__RECORDED INFORMATION__:
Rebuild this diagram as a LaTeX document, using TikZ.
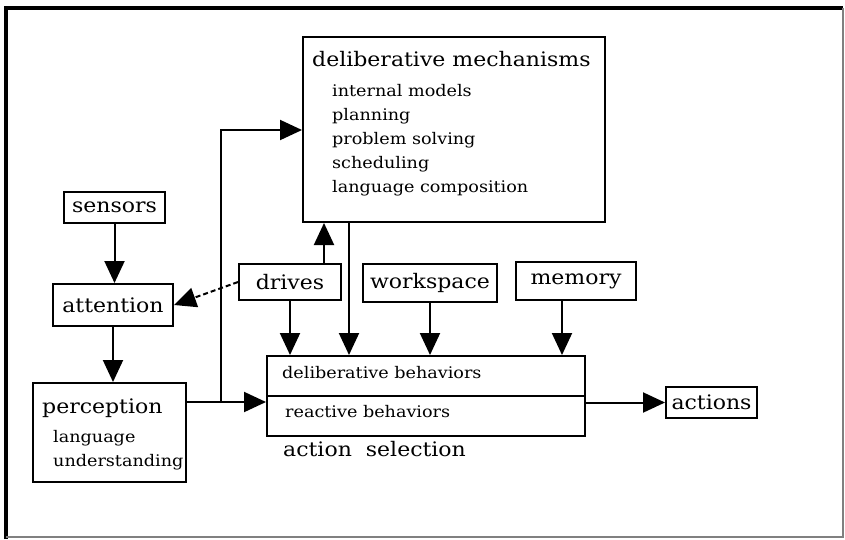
\documentclass[tikz,border=0pt]{standalone}
\usepackage{fontspec}
\setmainfont[FakeStretch=1.1]{DejaVu Serif}
\usetikzlibrary{arrows.meta,calc}
\begin{document}
\begin{tikzpicture}[x=1pt,y=-1pt,
  box/.style={draw,line width=2pt,rectangle,inner sep=0pt,font=\fontsize{20}{24}\selectfont},
  arr/.style={line width=2pt,-{Triangle[length=22pt,width=20pt]}},
  big/.style={inner sep=0pt,font=\fontsize{20}{24}\selectfont},
  small/.style={inner sep=0pt,font=\fontsize{16}{20}\selectfont}]
\useasboundingbox (0,0) rectangle (845,539);
% outer frame
\draw[line width=4pt] (6,539) -- (6,8) -- (843,8);
\draw[gray,line width=1.5pt] (843,8) -- (843,537) -- (6,537);

% boxes
\node[box,minimum width=302pt,minimum height=185pt] (delib) at (454,129.5) {};
\node[big,anchor=base west] at (312,66) {deliberative mechanisms};
\foreach \t [count=\i] in {internal models,planning,problem solving,scheduling,language composition}
  \node[small,anchor=base west] at (332,72+24*\i) {\t};

\node[box,minimum width=101pt,minimum height=31pt] (sensors) at (114.5,207.5) {sensors};
\node[box,minimum width=120pt,minimum height=42pt] (attention) at (113,305) {attention};
\node[box,minimum width=102pt,minimum height=36pt] (drives) at (290,282) {drives};
\node[box,minimum width=134pt,minimum height=38pt] (workspace) at (430,283) {workspace};
\node[box,minimum width=120pt,minimum height=38pt] (memory) at (576,281) {memory};
\node[box,minimum width=91pt,minimum height=31pt] (actions) at (711.5,402.5) {actions};

\node[box,minimum width=153pt,minimum height=99pt] (perception) at (109.5,432.5) {};
\node[big,anchor=base west] at (42,413) {perception};
\node[small,anchor=base west] at (53,442) {language};
\node[small,anchor=base west] at (53,466) {understanding};

\node[box,minimum width=318pt,minimum height=80pt] (action) at (426,396) {};
\draw[line width=2pt] (action.west) -- (action.east);
\node[small,anchor=base west] at (282,378) {deliberative behaviors};
\node[small,anchor=base west] at (285,417) {reactive behaviors};
\node[big,anchor=base west] at (283,456) {action\ \ selection};

% connectors
\draw[arr] (sensors.south) -- (sensors.south |- attention.north);
\draw[arr] (attention.south) -- (attention.south |- perception.north);
\draw[arr] ([xshift=-18pt]drives.north east) -- ([xshift=-18pt]drives.north east |- delib.south);
\draw[arr,dashed,dash pattern=on 5pt off 3pt] (drives.west) -- (attention.east);
\draw[arr] (drives.south) -- (drives.south |- action.north);
\draw[arr] ([xshift=47pt]delib.south west) -- ([xshift=47pt]delib.south west |- action.north);
\draw[arr] (workspace.south) -- (workspace.south |- action.north);
\draw[arr] ([xshift=-14pt]memory.south) -- ([xshift=-14pt]memory.south |- action.north);

\coordinate (pout) at ([yshift=-20pt]perception.north east);
\coordinate (fork) at (221,403);
\coordinate (up) at (221,130);
\draw[arr] (pout) -- (pout -| action.west);
\draw[arr] (fork) -- (up) -- (up -| delib.west);
\draw[arr] (actions.west -| action.east) -- (actions.west);
\end{tikzpicture}
\end{document}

__WORK TO DO__: Transcribe the whole listing exactly. Pictures are excluded.

__FINISHED EXERCISE__:
Rebuild this diagram as a LaTeX document, using TikZ.
\documentclass[tikz,border=0pt]{standalone}
\usepackage{fontspec}
\setmainfont[FakeStretch=1.1]{DejaVu Serif}
\usetikzlibrary{arrows.meta,calc}
\begin{document}
\begin{tikzpicture}[x=1pt,y=-1pt,
  box/.style={draw,line width=2pt,rectangle,inner sep=0pt,font=\fontsize{20}{24}\selectfont},
  arr/.style={line width=2pt,-{Triangle[length=22pt,width=20pt]}},
  big/.style={inner sep=0pt,font=\fontsize{20}{24}\selectfont},
  small/.style={inner sep=0pt,font=\fontsize{16}{20}\selectfont}]
\useasboundingbox (0,0) rectangle (845,539);
% outer frame
\draw[line width=4pt] (6,539) -- (6,8) -- (843,8);
\draw[gray,line width=1.5pt] (843,8) -- (843,537) -- (6,537);

% boxes
\node[box,minimum width=302pt,minimum height=185pt] (delib) at (454,129.5) {};
\node[big,anchor=base west] at (312,66) {deliberative mechanisms};
\foreach \t [count=\i] in {internal models,planning,problem solving,scheduling,language composition}
  \node[small,anchor=base west] at (332,72+24*\i) {\t};

\node[box,minimum width=101pt,minimum height=31pt] (sensors) at (114.5,207.5) {sensors};
\node[box,minimum width=120pt,minimum height=42pt] (attention) at (113,305) {attention};
\node[box,minimum width=102pt,minimum height=36pt] (drives) at (290,282) {drives};
\node[box,minimum width=134pt,minimum height=38pt] (workspace) at (430,283) {workspace};
\node[box,minimum width=120pt,minimum height=38pt] (memory) at (576,281) {memory};
\node[box,minimum width=91pt,minimum height=31pt] (actions) at (711.5,402.5) {actions};

\node[box,minimum width=153pt,minimum height=99pt] (perception) at (109.5,432.5) {};
\node[big,anchor=base west] at (42,413) {perception};
\node[small,anchor=base west] at (53,442) {language};
\node[small,anchor=base west] at (53,466) {understanding};

\node[box,minimum width=318pt,minimum height=80pt] (action) at (426,396) {};
\draw[line width=2pt] (action.west) -- (action.east);
\node[small,anchor=base west] at (282,378) {deliberative behaviors};
\node[small,anchor=base west] at (285,417) {reactive behaviors};
\node[big,anchor=base west] at (283,456) {action\ \ selection};

% connectors
\draw[arr] (sensors.south) -- (sensors.south |- attention.north);
\draw[arr] (attention.south) -- (attention.south |- perception.north);
\draw[arr] ([xshift=-18pt]drives.north east) -- ([xshift=-18pt]drives.north east |- delib.south);
\draw[arr,dashed,dash pattern=on 5pt off 3pt] (drives.west) -- (attention.east);
\draw[arr] (drives.south) -- (drives.south |- action.north);
\draw[arr] ([xshift=47pt]delib.south west) -- ([xshift=47pt]delib.south west |- action.north);
\draw[arr] (workspace.south) -- (workspace.south |- action.north);
\draw[arr] ([xshift=-14pt]memory.south) -- ([xshift=-14pt]memory.south |- action.north);

\coordinate (pout) at ([yshift=-20pt]perception.north east);
\coordinate (fork) at (221,403);
\coordinate (up) at (221,130);
\draw[arr] (pout) -- (pout -| action.west);
\draw[arr] (fork) -- (up) -- (up -| delib.west);
\draw[arr] (actions.west -| action.east) -- (actions.west);
\end{tikzpicture}
\end{document}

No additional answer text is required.